To viewers, Sanford and Son was a riot—a father and son bickering in a junkyard, trading insults faster than bullets. But off-camera, the real drama between stars Redd Foxx and Demond Wilson nearly tore the show apart before it reached its peak.
Redd Foxx was already a comedy legend by the time he took on the role of Fred Sanford, the grumpy, sharp-tongued junk dealer who always seemed on the verge of a heart attack—“Elizabeth! I’m coming to join you!” became a catchphrase for the ages. But while the world laughed, few knew how tense things were behind the scenes.
Foxx clashed constantly with NBC executives over money. He believed he was being underpaid compared to white TV stars, despite carrying one of the network’s biggest hits. During Season 3, he even walked off set—mid-season. Just disappeared. Production halted. Rumors swirled. Was the show over?
Demond Wilson, who played Lamont, found himself stuck in the middle. He tried to keep the production afloat but felt disrespected, too.

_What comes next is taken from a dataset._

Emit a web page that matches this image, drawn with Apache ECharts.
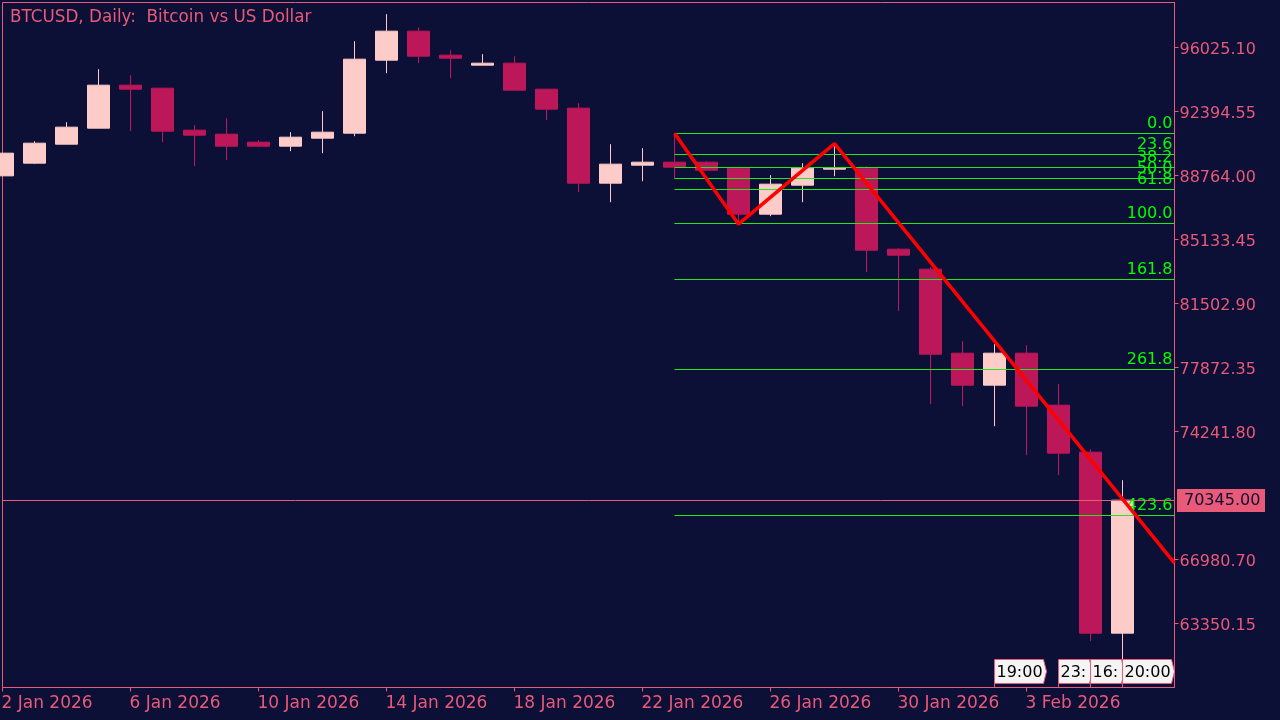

When Foxx returned, things didn’t magically repair. The energy shifted. According to insiders, their once-close bond had fractured.
They weren’t just co-stars; they were men from two different worlds. Foxx was a veteran of raunchy nightclub acts, a man who’d seen the dark side of showbiz and come out laughing. Wilson, by contrast, was younger, more serious, and spiritually grounded. He reportedly didn’t appreciate Foxx’s constant joking and late arrivals to set. Eventually, they stopped speaking between scenes.
Still, the magic somehow continued on screen. Their comedic chemistry never wavered—proof of their professionalism. The fights, the misunderstandings, the tensions: all were buried beneath the applause and the jokes.
But the damage was done. When Foxx left the show for good to do The Redd Foxx Comedy Hour, NBC tried to keep Sanford and Son alive without him. It failed. The spark was gone.
Fans today remember the laughter, the insults, and the iconic junkyard couch. But behind the scenes was a different story: two men, fighting for dignity and direction in a world that didn’t always give it freely to Black performers. And that, in the end, was the real legacy of Sanford and Son—not just the humor, but the humanity it fought to preserve.